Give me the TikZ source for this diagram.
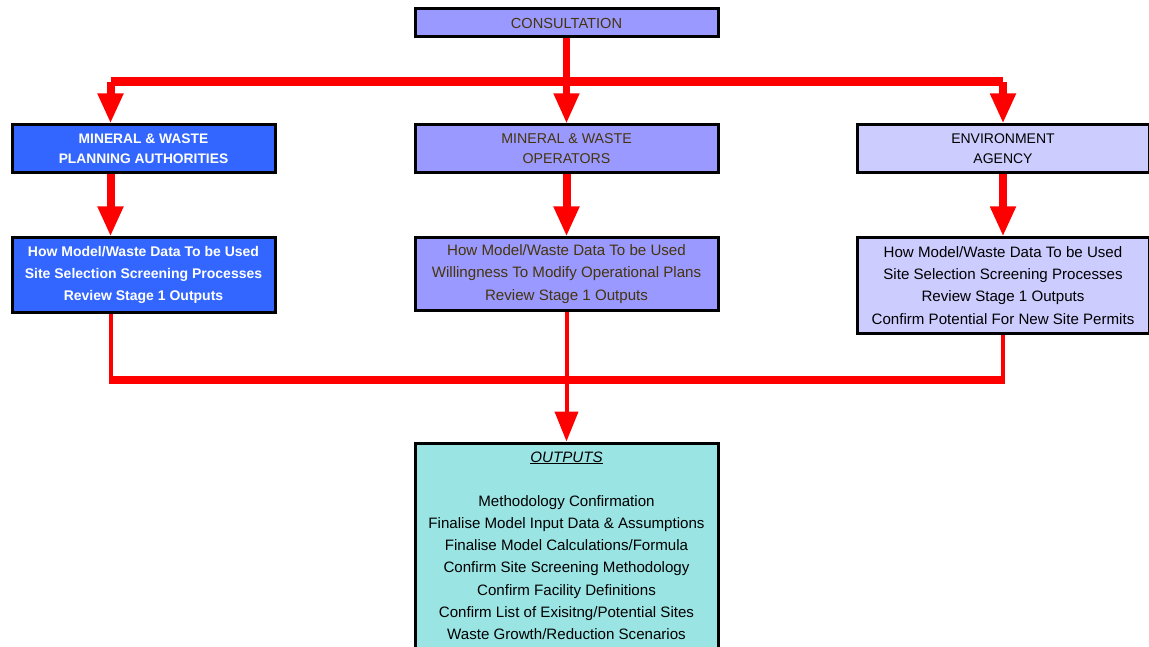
\documentclass[tikz,border=0pt]{standalone}
\usepackage{fontspec}
\setmainfont{Liberation Sans}
\usetikzlibrary{arrows.meta}
\definecolor{planblue}{RGB}{51,102,255}
\definecolor{operlilac}{RGB}{153,153,255}
\definecolor{agencylilac}{RGB}{204,204,255}
\definecolor{outteal}{RGB}{155,228,228}
\definecolor{linkred}{RGB}{255,0,0}
\definecolor{darkolive}{RGB}{70,52,12}

\begin{document}
\begin{tikzpicture}[x=1pt,y=-1pt,
                    font=\fontsize{15.1}{22.2}\selectfont]
      % styles
      \tikzstyle{box}=[rectangle,draw=black,line width=3pt,align=center,inner sep=0pt]
      \tikzstyle{planbox}=[box,fill=planblue,text=white,font=\fontsize{13.8}{20}\selectfont\bfseries]
      \tikzstyle{operbox}=[box,fill=operlilac,text=darkolive]
      \tikzstyle{agencybox}=[box,fill=agencylilac,text=black]
      \tikzstyle{feed}=[linkred,line width=8pt,-{Triangle[width=24pt,length=30pt]}]
      \tikzstyle{bus}=[linkred,line width=9pt]
      \tikzstyle{drop}=[linkred,line width=4pt]

      \useasboundingbox (0,0) rectangle (1149,647);

      % nodes
      \node[operbox,minimum width=303pt,minimum height=28pt,font=\fontsize{14.6}{20}\selectfont] (cons) at (566.5,23) {CONSULTATION};

      \node[planbox,minimum width=263pt,minimum height=48pt] (plan) at (143.5,149)
           {MINERAL \& WASTE\\PLANNING AUTHORITIES};
      \node[operbox,minimum width=303pt,minimum height=48pt,font=\fontsize{14.2}{20}\selectfont] (oper) at (566.5,149)
           {MINERAL \& WASTE\\OPERATORS};
      \node[agencybox,minimum width=292pt,minimum height=48pt,font=\fontsize{14}{20}\selectfont] (agency) at (1003,149)
           {ENVIRONMENT\\AGENCY};

      \node[planbox,minimum width=263pt,minimum height=74pt,font=\fontsize{14}{22}\selectfont\bfseries] (planrev) at (143.5,275)
           {How Model/Waste Data To be Used\\Site Selection Screening Processes\\Review Stage 1 Outputs};
      \node[operbox,minimum width=303pt,minimum height=72pt] (operrev) at (566.5,274)
           {How Model/Waste Data To be Used\\Willingness To Modify Operational Plans\\Review Stage 1 Outputs};
      \node[agencybox,minimum width=292pt,minimum height=95pt] (agencyrev) at (1003,285.5)
           {How Model/Waste Data To be Used\\Site Selection Screening Processes\\Review Stage 1 Outputs\\Confirm Potential For New Site Permits};

      \node[box,fill=outteal,minimum width=303pt,minimum height=205pt] (outs) at (566.5,545.5)
           {\underline{\textit{OUTPUTS}}\\[22pt]
            Methodology Confirmation\\
            Finalise Model Input Data \& Assumptions\\
            Finalise Model Calculations/Formula\\
            Confirm Site Screening Methodology\\
            Confirm Facility Definitions\\
            Confirm List of Exisitng/Potential Sites\\
            Waste Growth/Reduction Scenarios};

      \coordinate (topbus) at (566.5,82);
      \coordinate (lowbus) at (566.5,380);

      % top distribution
      \draw[bus] ([xshift=-33pt]plan.north |- topbus) -- (agency.north |- topbus);
      \draw[feed,line width=7pt] (cons.south) -- (oper.north);
      \draw[feed] ([xshift=-33pt]plan.north |- topbus) -- ([xshift=-33pt]plan.north);
      \draw[feed] (agency.north |- topbus) -- (agency.north);

      % review arrows
      \draw[feed] ([xshift=-33pt]plan.south) -- ([xshift=-33pt]planrev.north);
      \draw[feed] (oper.south) -- (operrev.north);
      \draw[feed] (agency.south) -- (agencyrev.north);

      % collection to outputs
      \draw[drop] ([xshift=-33pt]planrev.south) -- ([xshift=-33pt]planrev.south |- lowbus);
      \draw[drop] (agencyrev.south) -- (agencyrev.south |- lowbus);
      \draw[bus,line width=8pt] ([xshift=-35pt]planrev.south |- lowbus) -- ([xshift=2pt]agencyrev.south |- lowbus);
      \draw[drop,-{Triangle[width=23pt,length=30pt]}] (operrev.south) -- (outs.north);
    \end{tikzpicture}
\end{document}
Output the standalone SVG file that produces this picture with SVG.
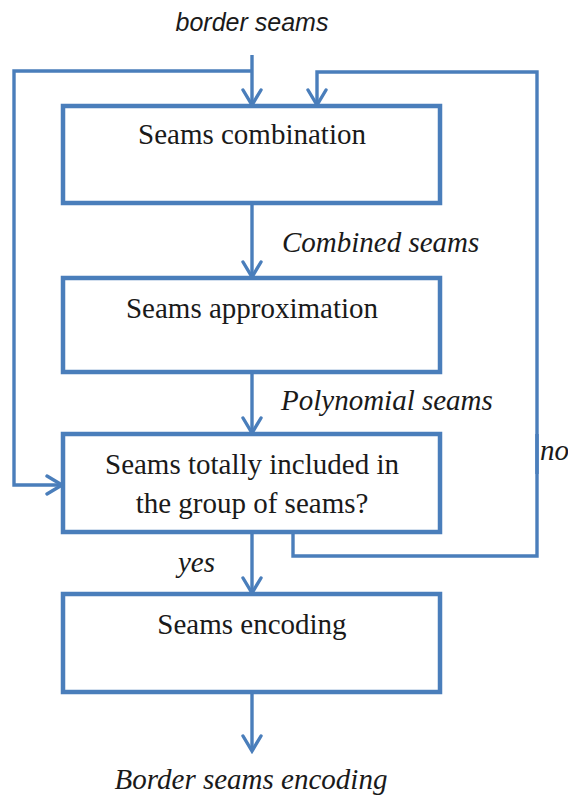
<svg xmlns="http://www.w3.org/2000/svg" width="568" height="798" viewBox="0 0 568 798">
  <defs>
    <marker id="arrow" viewBox="0 0 20 22" refX="17" refY="11" markerWidth="20" markerHeight="22" markerUnits="userSpaceOnUse" orient="auto">
      <path d="M2,2 L17,11 L2,20" fill="none" stroke="#4a7ebb" stroke-width="3.4" stroke-linecap="round" stroke-linejoin="miter"/>
    </marker>
    <style>
      .box { fill: #ffffff; stroke: #4a7ebb; stroke-width: 4.5; }
      .line { fill: none; stroke: #4a7ebb; stroke-width: 3.4; }
      .label { font-family: "Liberation Serif", "Times New Roman", serif; font-size: 29px; fill: #1a1a1a; text-anchor: middle; }
      .note { font-family: "Liberation Serif", "Times New Roman", serif; font-size: 29px; font-style: italic; fill: #1a1a1a; }
      .sans { font-family: "Liberation Sans", Arial, sans-serif; font-size: 25px; font-style: italic; fill: #1a1a1a; }
    </style>
  </defs>
  <rect width="568" height="798" fill="#ffffff"/>

  <text class="sans" x="252" y="31" text-anchor="middle">border seams</text>

  <g id="connectors">
    <!-- input and left loop -->
    <path class="line" d="M252,55 V105" marker-end="url(#arrow)"/>
    <path class="line" d="M252,71 H14 V485 H62" marker-end="url(#arrow)"/>
    <!-- main flow -->
    <path class="line" d="M252,205 V277" marker-end="url(#arrow)"/>
    <path class="line" d="M252,374 V433" marker-end="url(#arrow)"/>
    <path class="line" d="M252,534 V593" marker-end="url(#arrow)"/>
    <path class="line" d="M252,694 V751" marker-end="url(#arrow)"/>
    <!-- "no" loop back to the top -->
    <path class="line" d="M293,534 V556 H537 V72 H317 V105" marker-end="url(#arrow)"/>
    <path class="line" d="M537,434 V474" stroke-width="5"/>
  </g>

  <g id="combination">
    <rect class="box" x="63" y="106" width="377" height="97"/>
    <text class="label" x="252" y="144">Seams combination</text>
  </g>
  <text class="note" x="282" y="252">Combined seams</text>

  <g id="approximation">
    <rect class="box" x="63" y="278" width="377" height="94"/>
    <text class="label" x="252" y="318">Seams approximation</text>
  </g>
  <text class="note" x="281" y="410">Polynomial seams</text>

  <g id="decision">
    <rect class="box" x="63" y="434" width="377" height="98"/>
    <text class="label" x="252" y="474">Seams totally included in</text>
    <text class="label" x="252" y="513">the group of seams?</text>
  </g>
  <text class="note" x="540" y="460">no</text>
  <text class="note" x="178" y="572">yes</text>

  <g id="encoding">
    <rect class="box" x="63" y="594" width="377" height="98"/>
    <text class="label" x="252" y="634">Seams encoding</text>
  </g>

  <text class="note" x="251" y="789" text-anchor="middle">Border seams encoding</text>
</svg>
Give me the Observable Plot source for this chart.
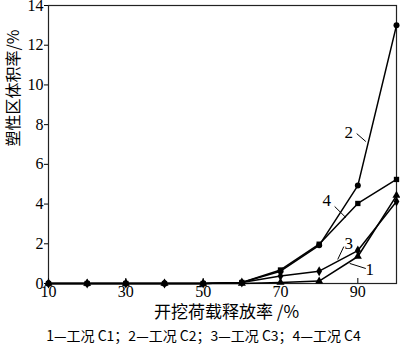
<!DOCTYPE html>
<html>
<head>
<meta charset="utf-8">
<script src="https://cdn.jsdelivr.net/npm/d3@7"></script>
<script src="https://cdn.jsdelivr.net/npm/@observablehq/plot@0.6"></script>
<style>
  html, body { margin: 0; padding: 0; background: white; }
</style>
</head>
<body>
<div id="chart"></div>
<script>
// ---- data ----
const releaseRate = [10, 20, 30, 40, 50, 60, 70, 80, 90, 100];
const seriesNames = ["1", "2", "3", "4"];
const seriesSymbols = ["triangle", "circle", "diamond", "square"];
const seriesC1 = [0, 0, 0, 0, 0, 0, 0.05, 0.12, 1.36, 4.43];
const seriesC2 = [0, 0, 0, 0, 0, 0.05, 0.62, 1.92, 4.93, 13.0];
const seriesC3 = [0, 0, 0, 0, 0, 0.05, 0.38, 0.62, 1.66, 4.13];
const seriesC4 = [0, 0, 0, 0, 0, 0.05, 0.68, 1.98, 4.03, 5.24];
const xTicks = [10, 30, 50, 70, 90];
const yTicks = [0, 2, 4, 6, 8, 10, 12, 14];
const xLabel = "开挖荷载释放率 /%";
const yLabel = "塑性区体积率/%";
const caption = "1—工况 C1；2—工况 C2；3—工况 C3；4—工况 C4";
// curve annotations (label + leader line), in data units
const annoText = ["2", "4", "3", "1"];
const annoX = [87.66, 81.96, 87.66, 93.1];
const annoY = [7.6, 4.18, 2.01, 0.70];
const leaderX1 = [89.7, 84.0, 86.37, 87.9];
const leaderY1 = [7.55, 3.88, 1.86, 1.01];
const leaderX2 = [92.06, 86.9, 84.8, 92.06];
const leaderY2 = [7.15, 3.32, 1.21, 0.755];

// ---- build tables ----
const allSeries = [seriesC1, seriesC2, seriesC3, seriesC4];
const data = [];
allSeries.forEach((vals, si) => {
  vals.forEach((v, i) => data.push({series: seriesNames[si], x: releaseRate[i], y: v}));
});
const annos = annoText.map((t, i) => ({t, x: annoX[i], y: annoY[i], x1: leaderX1[i], y1: leaderY1[i], x2: leaderX2[i], y2: leaderY2[i]}));

const serif = "'Liberation Serif', 'Times New Roman', 'Noto Sans CJK SC', serif";
const cjk = "'Noto Sans CJK SC', 'Liberation Serif', sans-serif";

const chart = Plot.plot({
  width: 400,
  height: 352,
  marginLeft: 48,
  marginRight: 4,
  marginTop: 5,
  marginBottom: 69,
  x: {domain: [10, 100]},
  y: {domain: [0, 14]},
  symbol: {domain: seriesNames, range: seriesSymbols},
  style: {fontFamily: serif, fontSize: "16px", color: "black", background: "white"},
  marks: [
    Plot.frame({stroke: "#222", strokeWidth: 1.2}),
    Plot.axisY({ticks: yTicks, tickSize: 4, tickPadding: 1, label: null, fontSize: 16}),
    Plot.axisX({ticks: xTicks, tickSize: -5, tickPadding: 7, label: null, fontSize: 16}),
    Plot.line(data, {x: "x", y: "y", z: "series", stroke: "black", strokeWidth: 1.5}),
    Plot.dot(data, {x: "x", y: "y", symbol: "series", fill: "black", r: 3}),
    Plot.link(annos, {x1: "x1", y1: "y1", x2: "x2", y2: "y2", stroke: "black", strokeWidth: 1}),
    Plot.text(annos, {x: "x", y: "y", text: "t", fontSize: 17, fontFamily: serif}),
    Plot.text([xLabel], {text: d => d, frameAnchor: "bottom", dy: 34, dx: 4, fontSize: 17, fontFamily: cjk}),
    Plot.text([yLabel], {text: d => d, frameAnchor: "left", dx: -35, dy: 2, rotate: -90, fontSize: 16, fontFamily: cjk}),
    Plot.text([caption], {text: d => d, frameAnchor: "bottom", dy: 57, dx: -19, fontSize: 14, fontFamily: cjk})
  ]
});
document.getElementById("chart").appendChild(chart);
</script>
</body>
</html>
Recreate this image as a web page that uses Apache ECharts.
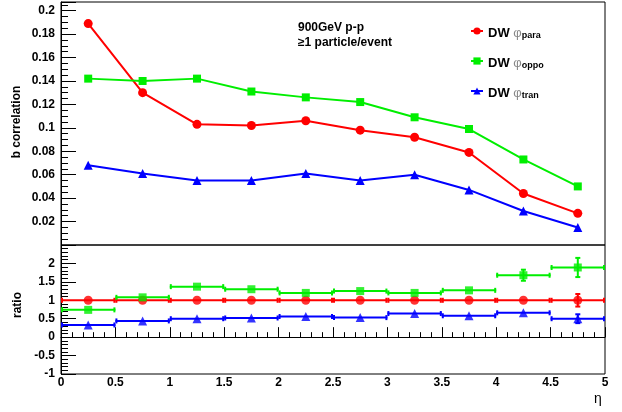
<!DOCTYPE html>
<html><head><meta charset="utf-8">
<script src="https://cdn.jsdelivr.net/npm/echarts@6/dist/echarts.min.js"></script>
<style>html,body{margin:0;padding:0;background:#fff}#c{width:622px;height:412px}</style>
</head><body><div id="c"></div><script>
const etaCenters = [0.25,0.75,1.25,1.75,2.25,2.75,3.25,3.75,4.25,4.75];
const binHalfWidth = 0.25;
const corrPara = [0.189,0.130,0.103,0.102,0.106,0.098,0.092,0.079,0.044,0.027];
const corrOppo = [0.142,0.140,0.142,0.131,0.126,0.122,0.109,0.099,0.073,0.050];
const corrTran = [0.068,0.061,0.055,0.055,0.061,0.055,0.060,0.047,0.029,0.015];
const ratioPara = [1,1,1,1,1,1,1,1,1,1];
const ratioParaErr = [0.01,0.01,0.01,0.01,0.01,0.01,0.01,0.02,0.03,0.17];
const ratioOppo = [0.74,1.08,1.37,1.30,1.20,1.25,1.20,1.27,1.68,1.89];
const ratioOppoErr = [0.01,0.02,0.02,0.02,0.02,0.02,0.03,0.03,0.15,0.26];
const ratioTran = [0.33,0.44,0.50,0.52,0.56,0.53,0.64,0.58,0.66,0.50];
const ratioTranErr = [0.01,0.01,0.01,0.01,0.01,0.01,0.02,0.02,0.03,0.12];
const topYTicks = ['0.02','0.04','0.06','0.08','0.1','0.12','0.14','0.16','0.18','0.2'];
const ratioYTicks = ['-1','-0.5','0','0.5','1','1.5','2'];
const xTicks = ['0','0.5','1','1.5','2','2.5','3','3.5','4','4.5','5'];
const seriesNames = ['para','oppo','tran'];
const colors = ['#ff0000','#00ee00','#0000ff'];
const symbols = ['circle','rect','triangle'];
const symSizes = [9,8,9];

const fnt = 'Liberation Sans, Arial, Helvetica, sans-serif';
function fmtIn(list){ return v => { const s = String(+(+v).toFixed(4)); return list.includes(s) ? s : ''; }; }
const pair = (xs, ys) => xs.map((x,i)=>[x, ys[i]]);

const topVals = [corrPara, corrOppo, corrTran];
const ratioVals = [ratioPara, ratioOppo, ratioTran];
const ratioErrs = [ratioParaErr, ratioOppoErr, ratioTranErr];

const series = [];
[2,0,1].forEach(k => {
  series.push({
    name: seriesNames[k], type: 'line', xAxisIndex: 0, yAxisIndex: 0,
    data: pair(etaCenters, topVals[k]),
    symbol: symbols[k], symbolSize: symSizes[k], showSymbol: true,
    lineStyle: {color: colors[k], width: 2}, itemStyle: {color: colors[k]},
    emphasis: {disabled: true}, animation: false, z: 3
  });
});
[2,0,1].forEach(k => {
  series.push({
    type: 'custom', xAxisIndex: 1, yAxisIndex: 1,
    data: etaCenters.map((x,i)=>[x, ratioVals[k][i], x-binHalfWidth, x+binHalfWidth, ratioVals[k][i]-ratioErrs[k][i], ratioVals[k][i]+ratioErrs[k][i]]),
    renderItem: (params, api) => {
      const c = api.coord([api.value(0), api.value(1)]);
      const l = api.coord([api.value(2), api.value(1)]);
      const r = api.coord([api.value(3), api.value(1)]);
      const lo = api.coord([api.value(0), api.value(4)]);
      const hi = api.coord([api.value(0), api.value(5)]);
      const st = {stroke: colors[k], lineWidth: 2};
      const ch = [
        {type:'line', shape:{x1:l[0],y1:l[1],x2:r[0],y2:r[1]}, style: st},
        {type:'line', shape:{x1:l[0]+1,y1:l[1]-2.5,x2:l[0]+1,y2:l[1]+2.5}, style: st},
        {type:'line', shape:{x1:r[0]-1,y1:r[1]-2.5,x2:r[0]-1,y2:r[1]+2.5}, style: st}
      ];
      if (Math.abs(hi[1]-lo[1]) > 4) {
        ch.push({type:'line', shape:{x1:c[0],y1:lo[1],x2:c[0],y2:hi[1]}, style: st});
        ch.push({type:'line', shape:{x1:c[0]-2.5,y1:lo[1],x2:c[0]+2.5,y2:lo[1]}, style: st});
        ch.push({type:'line', shape:{x1:c[0]-2.5,y1:hi[1],x2:c[0]+2.5,y2:hi[1]}, style: st});
      }
      return {type:'group', children: ch};
    },
    animation: false, silent: true, z: 2
  });
  series.push({
    type: 'scatter', xAxisIndex: 1, yAxisIndex: 1,
    data: pair(etaCenters, ratioVals[k]),
    symbol: symbols[k], symbolSize: symSizes[k], itemStyle: {color: colors[k]},
    emphasis: {disabled: true}, animation: false, z: 3, silent: true
  });
});

const axLine = {show: true, lineStyle: {color: '#000', width: 1}};
const chart = echarts.init(document.getElementById('c'), null, {renderer: 'canvas'});
chart.setOption({
  backgroundColor: '#fff',
  animation: false,
  textStyle: {fontFamily: fnt},
  grid: [
    {left: 61, right: 17, top: 2, height: 243, show: true, borderColor: '#000', borderWidth: 1, backgroundColor: '#fff'},
    {left: 61, right: 17, top: 245, height: 129, show: true, borderColor: '#000', borderWidth: 1, backgroundColor: 'transparent'}
  ],
  xAxis: [
    {type: 'value', gridIndex: 0, min: 0, max: 5, interval: 0.5, axisLine: {show: false}, axisTick: {show: false}, axisLabel: {show: false}, splitLine: {show: false}},
    {type: 'value', gridIndex: 1, min: 0, max: 5, interval: 0.5, axisLine: axLine,
     axisTick: {show: true, inside: true, length: 10, lineStyle: {color: '#000'}},
     minorTick: {show: true, splitNumber: 5, length: 5, lineStyle: {color: '#000'}},
     axisLabel: {formatter: fmtIn(xTicks), color: '#000', fontWeight: 'bold', fontSize: 12, margin: 3, fontFamily: fnt, showMinLabel: true, showMaxLabel: true},
     splitLine: {show: false}}
  ],
  yAxis: [
    {type: 'value', gridIndex: 0, min: 0, max: 0.2074, interval: 0.02, axisLine: axLine,
     axisTick: {show: true, inside: true, length: 15, lineStyle: {color: '#000'}},
     minorTick: {show: true, splitNumber: 4, length: 7, lineStyle: {color: '#000'}},
     axisLabel: {formatter: fmtIn(topYTicks), color: '#000', fontWeight: 'bold', fontSize: 12, margin: 6, fontFamily: fnt},
     splitLine: {show: false}},
    {type: 'value', gridIndex: 1, min: -1, max: 2.5, interval: 0.5, axisLine: axLine,
     axisTick: {show: true, inside: true, length: 15, lineStyle: {color: '#000'}},
     minorTick: {show: true, splitNumber: 5, length: 7, lineStyle: {color: '#000'}},
     axisLabel: {formatter: fmtIn(ratioYTicks), color: '#000', fontWeight: 'bold', fontSize: 12, margin: 6, fontFamily: fnt},
     splitLine: {show: false}}
  ],
  legend: {
    data: seriesNames, orient: 'vertical', left: 465, top: 17, itemGap: 12,
    itemWidth: 12, itemHeight: 9, selectedMode: false,
    formatter: n => '{a|DW }{p|\u03c6}{s|' + n + '}',
    textStyle: {rich: {
      a: {fontSize: 13, fontWeight: 'bold', color: '#000', fontFamily: fnt, lineHeight: 18, verticalAlign: 'bottom'},
      p: {fontSize: 13, color: '#888', fontFamily: fnt, lineHeight: 18, verticalAlign: 'bottom'},
      s: {fontSize: 9, fontWeight: 'bold', color: '#000', fontFamily: fnt, lineHeight: 9, padding: [9,0,0,0], verticalAlign: 'bottom'}
    }}
  },
  graphic: [
    {type: 'text', left: 298, top: 22, style: {text: '900GeV p-p', font: 'bold 12px ' + fnt, fill: '#000'}},
    {type: 'text', left: 298, top: 37, style: {text: '\u22651 particle/event', font: 'bold 12px ' + fnt, fill: '#000'}},
    {type: 'text', x: 17, y: 122, rotation: Math.PI/2, style: {text: 'b correlation', font: 'bold 12px ' + fnt, fill: '#000', align: 'center', verticalAlign: 'middle'}},
    {type: 'text', x: 18, y: 305, rotation: Math.PI/2, style: {text: 'ratio', font: 'bold 12px ' + fnt, fill: '#000', align: 'center', verticalAlign: 'middle'}},
    {type: 'text', x: 598, y: 399, style: {text: '\u03b7', font: '14px ' + fnt, fill: '#000', align: 'center', verticalAlign: 'middle'}}
  ],
  series: series
});
</script></body></html>
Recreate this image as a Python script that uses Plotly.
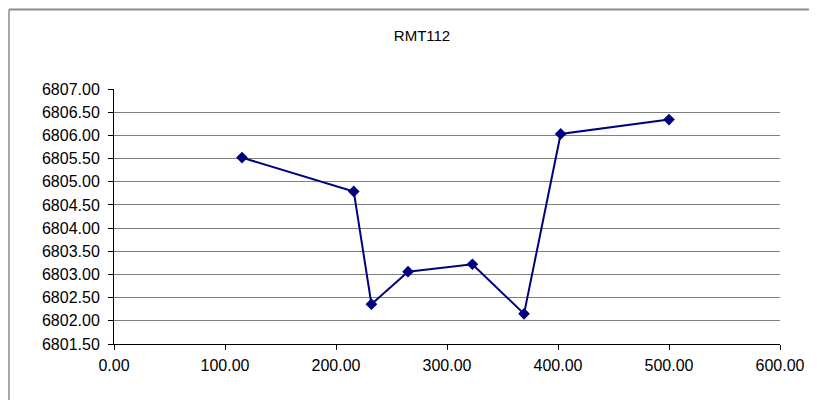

## THE REQUEST:
Quote word for word only the lines above from the one containing "Recreate this image as a web" through the one containing "const symSizes = [9,8,9];". Pictures stay out of your copy.

## THE RESULT:
Recreate this image as a web page that uses Apache ECharts.
<!DOCTYPE html>
<html><head><meta charset="utf-8">
<script src="https://cdn.jsdelivr.net/npm/echarts@6/dist/echarts.min.js"></script>
<style>html,body{margin:0;padding:0;background:#fff}#c{width:622px;height:412px}</style>
</head><body><div id="c"></div><script>
const etaCenters = [0.25,0.75,1.25,1.75,2.25,2.75,3.25,3.75,4.25,4.75];
const binHalfWidth = 0.25;
const corrPara = [0.189,0.130,0.103,0.102,0.106,0.098,0.092,0.079,0.044,0.027];
const corrOppo = [0.142,0.140,0.142,0.131,0.126,0.122,0.109,0.099,0.073,0.050];
const corrTran = [0.068,0.061,0.055,0.055,0.061,0.055,0.060,0.047,0.029,0.015];
const ratioPara = [1,1,1,1,1,1,1,1,1,1];
const ratioParaErr = [0.01,0.01,0.01,0.01,0.01,0.01,0.01,0.02,0.03,0.17];
const ratioOppo = [0.74,1.08,1.37,1.30,1.20,1.25,1.20,1.27,1.68,1.89];
const ratioOppoErr = [0.01,0.02,0.02,0.02,0.02,0.02,0.03,0.03,0.15,0.26];
const ratioTran = [0.33,0.44,0.50,0.52,0.56,0.53,0.64,0.58,0.66,0.50];
const ratioTranErr = [0.01,0.01,0.01,0.01,0.01,0.01,0.02,0.02,0.03,0.12];
const topYTicks = ['0.02','0.04','0.06','0.08','0.1','0.12','0.14','0.16','0.18','0.2'];
const ratioYTicks = ['-1','-0.5','0','0.5','1','1.5','2'];
const xTicks = ['0','0.5','1','1.5','2','2.5','3','3.5','4','4.5','5'];
const seriesNames = ['para','oppo','tran'];
const colors = ['#ff0000','#00ee00','#0000ff'];
const symbols = ['circle','rect','triangle'];
const symSizes = [9,8,9];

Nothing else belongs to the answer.